══ DATA SHOWN ══

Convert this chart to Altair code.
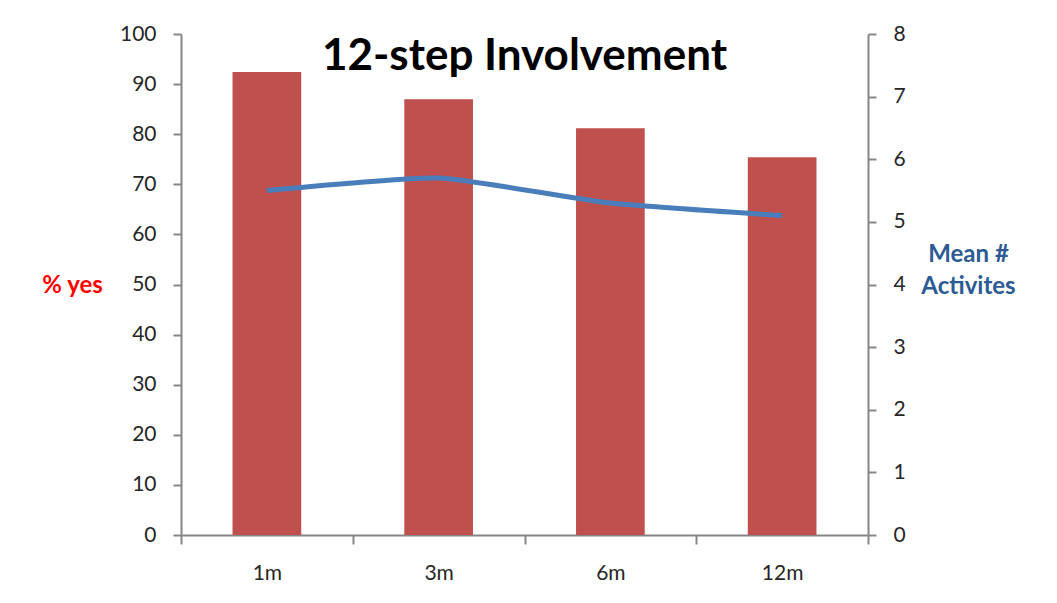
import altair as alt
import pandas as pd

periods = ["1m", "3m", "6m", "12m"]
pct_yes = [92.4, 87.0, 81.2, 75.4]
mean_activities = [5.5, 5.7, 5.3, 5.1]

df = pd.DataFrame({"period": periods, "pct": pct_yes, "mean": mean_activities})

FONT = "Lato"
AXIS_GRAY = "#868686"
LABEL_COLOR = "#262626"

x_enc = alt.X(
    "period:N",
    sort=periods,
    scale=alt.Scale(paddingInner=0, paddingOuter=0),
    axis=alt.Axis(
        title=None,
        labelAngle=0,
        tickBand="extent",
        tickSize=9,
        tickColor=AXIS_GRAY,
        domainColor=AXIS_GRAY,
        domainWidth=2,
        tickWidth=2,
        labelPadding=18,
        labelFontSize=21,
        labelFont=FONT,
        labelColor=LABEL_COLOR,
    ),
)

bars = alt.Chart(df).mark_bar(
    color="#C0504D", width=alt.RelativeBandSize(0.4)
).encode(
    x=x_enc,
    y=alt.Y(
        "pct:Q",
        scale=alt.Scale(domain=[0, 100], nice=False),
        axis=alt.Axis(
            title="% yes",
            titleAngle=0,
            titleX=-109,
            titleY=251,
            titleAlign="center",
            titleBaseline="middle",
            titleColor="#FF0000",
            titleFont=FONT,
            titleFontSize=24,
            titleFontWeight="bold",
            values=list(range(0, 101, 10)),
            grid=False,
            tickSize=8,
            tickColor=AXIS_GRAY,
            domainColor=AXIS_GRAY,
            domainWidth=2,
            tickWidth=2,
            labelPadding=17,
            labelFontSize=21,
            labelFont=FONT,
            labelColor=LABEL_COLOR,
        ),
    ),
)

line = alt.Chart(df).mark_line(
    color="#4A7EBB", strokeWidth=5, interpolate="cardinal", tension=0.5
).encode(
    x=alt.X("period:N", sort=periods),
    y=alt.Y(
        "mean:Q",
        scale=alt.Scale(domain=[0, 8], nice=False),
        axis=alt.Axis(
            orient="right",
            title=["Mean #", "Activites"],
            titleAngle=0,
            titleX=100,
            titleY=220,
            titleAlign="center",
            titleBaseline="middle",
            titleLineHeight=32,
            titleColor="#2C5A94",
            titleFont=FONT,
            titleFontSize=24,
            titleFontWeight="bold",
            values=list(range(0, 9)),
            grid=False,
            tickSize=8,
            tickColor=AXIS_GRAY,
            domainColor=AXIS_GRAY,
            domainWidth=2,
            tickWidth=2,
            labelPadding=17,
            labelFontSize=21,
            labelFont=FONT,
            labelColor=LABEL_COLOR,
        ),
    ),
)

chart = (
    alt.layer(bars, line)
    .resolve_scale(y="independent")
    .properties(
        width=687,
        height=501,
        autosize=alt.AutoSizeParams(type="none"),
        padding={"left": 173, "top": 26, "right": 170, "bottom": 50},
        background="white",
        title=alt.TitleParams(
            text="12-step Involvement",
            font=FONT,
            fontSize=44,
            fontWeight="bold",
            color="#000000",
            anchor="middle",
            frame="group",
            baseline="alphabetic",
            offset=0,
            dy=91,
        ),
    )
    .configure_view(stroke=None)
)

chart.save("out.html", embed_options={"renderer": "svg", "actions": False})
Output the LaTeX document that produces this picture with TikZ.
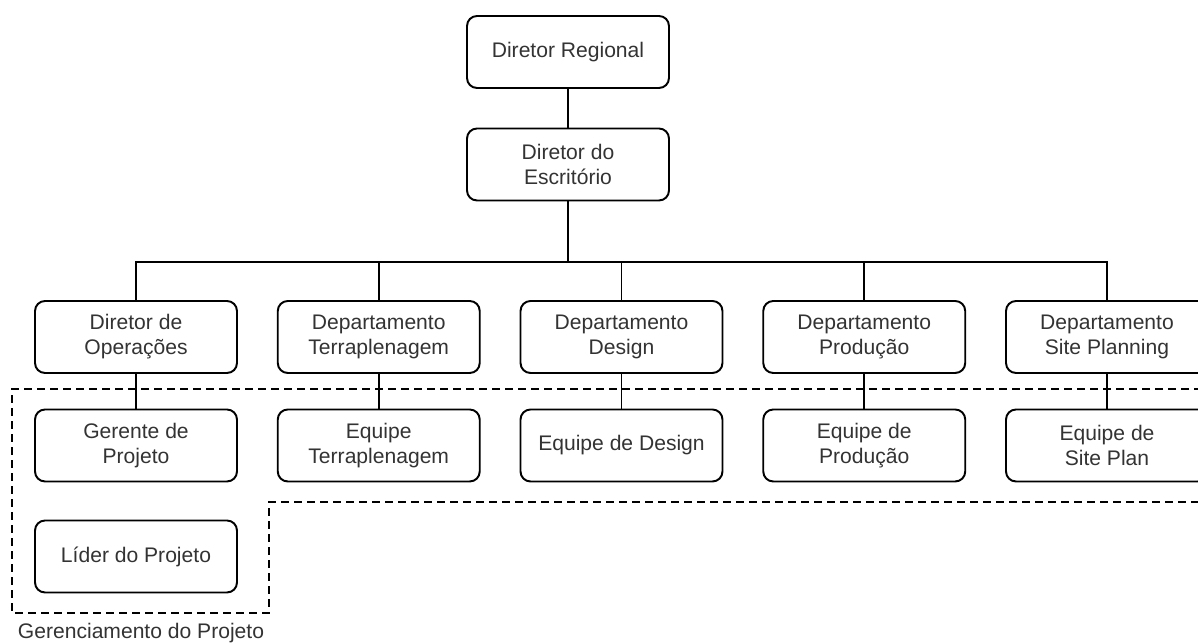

═══

=== WHAT THIS TASK INVOLVES ===
Reproduce the whole listing above word for word, but not its pictures.

=== RESPONSE BELOW ===
Convert this chart to Altair code.
import altair as alt
import pandas as pd

periods = ["1m", "3m", "6m", "12m"]
pct_yes = [92.4, 87.0, 81.2, 75.4]
mean_activities = [5.5, 5.7, 5.3, 5.1]

df = pd.DataFrame({"period": periods, "pct": pct_yes, "mean": mean_activities})

FONT = "Lato"
AXIS_GRAY = "#868686"
LABEL_COLOR = "#262626"

x_enc = alt.X(
    "period:N",
    sort=periods,
    scale=alt.Scale(paddingInner=0, paddingOuter=0),
    axis=alt.Axis(
        title=None,
        labelAngle=0,
        tickBand="extent",
        tickSize=9,
        tickColor=AXIS_GRAY,
        domainColor=AXIS_GRAY,
        domainWidth=2,
        tickWidth=2,
        labelPadding=18,
        labelFontSize=21,
        labelFont=FONT,
        labelColor=LABEL_COLOR,
    ),
)

bars = alt.Chart(df).mark_bar(
    color="#C0504D", width=alt.RelativeBandSize(0.4)
).encode(
    x=x_enc,
    y=alt.Y(
        "pct:Q",
        scale=alt.Scale(domain=[0, 100], nice=False),
        axis=alt.Axis(
            title="% yes",
            titleAngle=0,
            titleX=-109,
            titleY=251,
            titleAlign="center",
            titleBaseline="middle",
            titleColor="#FF0000",
            titleFont=FONT,
            titleFontSize=24,
            titleFontWeight="bold",
            values=list(range(0, 101, 10)),
            grid=False,
            tickSize=8,
            tickColor=AXIS_GRAY,
            domainColor=AXIS_GRAY,
            domainWidth=2,
            tickWidth=2,
            labelPadding=17,
            labelFontSize=21,
            labelFont=FONT,
            labelColor=LABEL_COLOR,
        ),
    ),
)

line = alt.Chart(df).mark_line(
    color="#4A7EBB", strokeWidth=5, interpolate="cardinal", tension=0.5
).encode(
    x=alt.X("period:N", sort=periods),
    y=alt.Y(
        "mean:Q",
        scale=alt.Scale(domain=[0, 8], nice=False),
        axis=alt.Axis(
            orient="right",
            title=["Mean #", "Activites"],
            titleAngle=0,
            titleX=100,
            titleY=220,
            titleAlign="center",
            titleBaseline="middle",
            titleLineHeight=32,
            titleColor="#2C5A94",
            titleFont=FONT,
            titleFontSize=24,
            titleFontWeight="bold",
            values=list(range(0, 9)),
            grid=False,
            tickSize=8,
            tickColor=AXIS_GRAY,
            domainColor=AXIS_GRAY,
            domainWidth=2,
            tickWidth=2,
            labelPadding=17,
            labelFontSize=21,
            labelFont=FONT,
            labelColor=LABEL_COLOR,
        ),
    ),
)

chart = (
    alt.layer(bars, line)
    .resolve_scale(y="independent")
    .properties(
        width=687,
        height=501,
        autosize=alt.AutoSizeParams(type="none"),
        padding={"left": 173, "top": 26, "right": 170, "bottom": 50},
        background="white",
        title=alt.TitleParams(
            text="12-step Involvement",
            font=FONT,
            fontSize=44,
            fontWeight="bold",
            color="#000000",
            anchor="middle",
            frame="group",
            baseline="alphabetic",
            offset=0,
            dy=91,
        ),
    )
    .configure_view(stroke=None)
)

chart.save("out.html", embed_options={"renderer": "svg", "actions": False})
Output the LaTeX document that produces this picture with TikZ.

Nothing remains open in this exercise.